Written request: How many lines in this material include the string "image"? Answer with the number and nothing further.

Dataset excerpt:
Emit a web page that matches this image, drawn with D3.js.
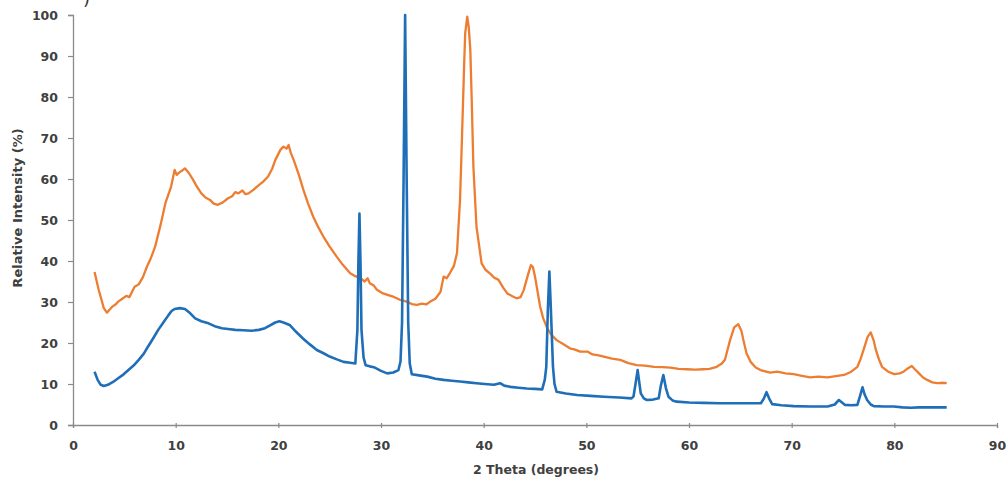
<!DOCTYPE html>
<html>
<head>
<meta charset="utf-8">
<script src="https://cdn.jsdelivr.net/npm/d3@7"></script>
<style>
  html, body { margin: 0; padding: 0; background: #ffffff; }
  svg { display: block; }
  .tick text { font-family: "DejaVu Sans", sans-serif; font-weight: bold; fill: #404040; }
</style>
</head>
<body>
<svg id="chart" width="1008" height="478"></svg>
<script>
// ---- data ----
const xTicks = [0, 10, 20, 30, 40, 50, 60, 70, 80, 90];
const yTicks = [0, 10, 20, 30, 40, 50, 60, 70, 80, 90, 100];
const xTitle = "2 Theta  (degrees)";
const yTitle = "Relative Intensity (%)";

// orange pattern: [2θ, relative intensity %]
const orangeSeries = [
 [2.1,37.3],[2.5,33],[3.0,28.5],[3.3,27.4],[3.8,28.8],[4.2,29.5],[4.4,30.1],[4.8,30.8],[5.2,31.5],[5.5,31.2],
 [6.0,33.7],[6.4,34.3],[6.8,36.0],[7.2,38.6],[7.6,40.8],[8.0,43.5],[8.5,48.5],[9.0,54.1],[9.55,58.1],[9.9,62.2],
 [10.1,61.0],[10.3,61.5],[10.6,62.0],[10.9,62.6],[11.3,61.4],[11.7,59.8],[12.1,58.0],[12.5,56.5],[12.9,55.5],[13.35,54.9],
 [13.7,54.0],[14.1,53.7],[14.6,54.3],[15.1,55.3],[15.5,55.8],[15.8,56.8],[16.1,56.5],[16.5,57.2],[16.8,56.3],[17.1,56.5],
 [17.6,57.4],[18.1,58.5],[18.5,59.3],[19.0,60.6],[19.4,62.5],[19.7,64.6],[20.2,67.1],[20.5,67.9],[20.8,67.4],[21.0,68.3],
 [21.2,66.5],[21.5,64.6],[22.0,61.0],[22.45,57.3],[22.9,54.0],[23.4,50.8],[23.9,48.2],[24.4,45.9],[25.0,43.5],[25.7,41.0],
 [26.3,39.0],[27.0,37.0],[27.5,36.3],[28.0,35.8],[28.4,35.0],[28.7,35.8],[28.9,34.6],[29.3,34.0],[29.6,33.0],[30.2,32.1],
 [30.7,31.7],[31.2,31.3],[31.8,30.6],[32.5,30.1],[33.0,29.5],[33.5,29.3],[34.0,29.6],[34.4,29.4],[34.8,30.1],[35.3,30.8],
 [35.8,32.5],[36.1,36.2],[36.4,35.8],[36.7,37.0],[37.1,38.8],[37.4,41.9],[37.7,55],[37.9,71.1],[38.1,88],[38.2,95.5],
 [38.4,99.6],[38.55,97],[38.7,91.5],[38.85,78],[39.0,63],[39.3,48.4],[39.8,39.4],[40.2,37.8],[40.6,37.0],[41.0,36.0],
 [41.45,35.4],[41.9,33.5],[42.3,32.1],[42.8,31.4],[43.2,30.9],[43.6,31.2],[43.9,32.9],[44.3,36.5],[44.6,39.0],[44.8,38.5],
 [45.0,36.2],[45.5,28.9],[45.8,26.0],[46.2,23.6],[46.6,22.0],[47.1,20.7],[47.7,19.8],[48.4,18.7],[48.9,18.4],[49.4,17.9],
 [50.1,17.9],[50.6,17.2],[51.2,17.0],[51.7,16.7],[52.5,16.2],[53.3,15.9],[54.1,15.1],[54.9,14.6],[55.7,14.5],[56.6,14.2],
 [57.4,14.1],[58.2,14.0],[59.0,13.7],[59.8,13.6],[60.6,13.5],[61.4,13.6],[62.0,13.7],[62.7,14.2],[63.2,15.0],[63.5,15.9],
 [64.0,20.7],[64.4,23.8],[64.8,24.6],[65.1,23.0],[65.3,20.7],[65.6,17.5],[66.0,15.4],[66.5,14.0],[66.96,13.4],[67.9,12.8],
 [68.6,13.0],[69.4,12.6],[70.2,12.4],[71.0,12.0],[71.8,11.6],[72.6,11.8],[73.5,11.6],[74.3,11.9],[75.1,12.2],[75.8,13.0],
 [76.4,14.2],[76.7,16.0],[77.0,18.3],[77.4,21.5],[77.7,22.6],[78.0,20.5],[78.2,18.3],[78.5,16.0],[78.8,14.2],[79.4,13.0],
 [80.0,12.4],[80.5,12.6],[80.9,13.0],[81.3,13.8],[81.7,14.4],[82.0,13.6],[82.4,12.6],[82.8,11.6],[83.2,11.0],[83.7,10.4],
 [84.2,10.2],[84.6,10.3],[85.1,10.2]
];

// blue pattern: [2θ, relative intensity %]
const blueSeries = [
 [2.1,13.0],[2.4,11.0],[2.7,9.8],[3.0,9.5],[3.4,9.8],[3.9,10.5],[4.4,11.4],[4.9,12.3],[5.4,13.4],[5.9,14.5],
 [6.4,15.9],[6.9,17.4],[7.3,19.1],[7.8,21.1],[8.3,23.2],[8.8,25.0],[9.3,26.8],[9.6,27.8],[9.9,28.3],[10.4,28.5],
 [10.9,28.3],[11.4,27.3],[11.9,26.0],[12.5,25.3],[13.2,24.8],[13.8,24.1],[14.5,23.6],[15.1,23.4],[15.8,23.2],[16.6,23.1],
 [17.4,23.0],[18.1,23.2],[18.7,23.6],[19.2,24.3],[19.7,25.0],[20.1,25.3],[20.5,25.0],[21.1,24.4],[21.7,22.8],[22.4,21.1],
 [23.1,19.6],[23.75,18.3],[24.4,17.5],[25.0,16.7],[25.7,16.0],[26.35,15.4],[27.0,15.2],[27.5,15.0],[27.7,23.2],[27.8,40],
 [27.9,51.6],[28.0,40],[28.1,23.2],[28.3,16.5],[28.5,14.6],[28.9,14.3],[29.3,14.1],[30.0,13.2],[30.6,12.6],[31.2,12.8],
 [31.7,13.4],[31.9,15.5],[32.05,25],[32.2,60],[32.35,100],[32.5,60],[32.65,25],[32.8,15.0],[33.0,12.4],[33.7,12.1],
 [34.5,11.8],[35.3,11.3],[36.1,11.0],[36.9,10.8],[37.7,10.6],[38.5,10.4],[39.3,10.2],[40.1,10.0],[41.0,9.8],[41.6,10.2],
 [42.0,9.6],[42.6,9.3],[43.4,9.1],[44.2,8.9],[45.0,8.8],[45.7,8.7],[45.95,11],[46.1,14.2],[46.25,28],[46.4,37.4],
 [46.55,28],[46.75,14.2],[46.9,10],[47.1,8.1],[48.0,7.7],[49.1,7.3],[50.4,7.1],[51.7,6.9],[53.2,6.7],[54.4,6.5],
 [54.6,7.0],[54.8,10.2],[55.0,13.4],[55.15,10.5],[55.3,7.7],[55.6,6.5],[55.9,6.1],[56.5,6.2],[57.05,6.5],[57.25,9.5],
 [57.5,12.2],[57.75,9],[58.0,6.9],[58.4,6.0],[58.8,5.7],[60.0,5.5],[61.4,5.4],[63.0,5.3],[64.7,5.3],[66.0,5.3],
 [67.0,5.3],[67.3,6.5],[67.55,8.0],[67.8,6.5],[68.1,5.1],[69.0,4.8],[70.2,4.6],[71.8,4.5],[73.5,4.5],[74.2,5.0],
 [74.6,6.1],[74.9,5.5],[75.2,4.9],[75.8,4.8],[76.4,4.9],[76.65,7.0],[76.9,9.2],[77.1,7.5],[77.35,6.1],[77.7,5.0],
 [78.0,4.6],[79.0,4.5],[79.95,4.5],[80.8,4.3],[81.6,4.2],[82.4,4.3],[83.2,4.3],[84.2,4.3],[85.1,4.3]
];

// ---- drawing ----
const svg = d3.select("#chart");
const plotLeft = 73, plotRight = 997, plotTop = 15, plotBottom = 425;

const x = d3.scaleLinear().domain([0, 90]).range([plotLeft, plotRight]);
const y = d3.scaleLinear().domain([0, 100]).range([plotBottom, plotTop]);

const axisColor = "#8a8a8a";

// y axis
const gy = svg.append("g")
  .attr("transform", `translate(${plotLeft},0)`)
  .call(d3.axisLeft(y).tickValues(yTicks).tickSize(5).tickPadding(10));
gy.select(".domain").attr("stroke", axisColor).attr("stroke-width", 1.3);
gy.selectAll(".tick line").attr("stroke", axisColor).attr("stroke-width", 1.2);
gy.selectAll(".tick text").attr("font-size", 12.5);

// x axis
const gx = svg.append("g")
  .attr("transform", `translate(0,${plotBottom})`)
  .call(d3.axisBottom(x).tickValues(xTicks).tickSize(3).tickPadding(13));
gx.select(".domain").attr("stroke", axisColor).attr("stroke-width", 1.3);
gx.selectAll(".tick line").attr("stroke", axisColor).attr("stroke-width", 1.2).attr("y1", -2);
gx.selectAll(".tick text").attr("font-size", 12.5);

// series lines
const line = d3.line().x(d => x(d[0])).y(d => y(d[1]));

svg.append("path")
  .datum(orangeSeries)
  .attr("fill", "none")
  .attr("stroke", "#ED7D31")
  .attr("stroke-width", 2.3)
  .attr("stroke-linejoin", "round")
  .attr("d", line);

svg.append("path")
  .datum(blueSeries)
  .attr("fill", "none")
  .attr("stroke", "#1F6EB8")
  .attr("stroke-width", 2.6)
  .attr("stroke-linejoin", "round")
  .attr("d", line);

// axis titles
svg.append("text")
  .attr("transform", `translate(22,208) rotate(-90)`)
  .attr("text-anchor", "middle")
  .attr("font-family", "DejaVu Sans, sans-serif")
  .attr("font-weight", "bold")
  .attr("font-size", 13)
  .attr("fill", "#404040")
  .text(yTitle);

svg.append("text")
  .attr("x", 536)
  .attr("y", 474)
  .attr("text-anchor", "middle")
  .attr("font-family", "DejaVu Sans, sans-serif")
  .attr("font-weight", "bold")
  .attr("font-size", 12.5)
  .attr("fill", "#404040")
  .text(xTitle);

// partially visible glyph at the very top-left of the reference image
svg.append("text")
  .attr("x", 83)
  .attr("y", 5)
  .attr("font-family", "DejaVu Sans, sans-serif")
  .attr("font-size", 18)
  .attr("fill", "#333")
  .text(")");
</script>
</body>
</html>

Solved problem: 2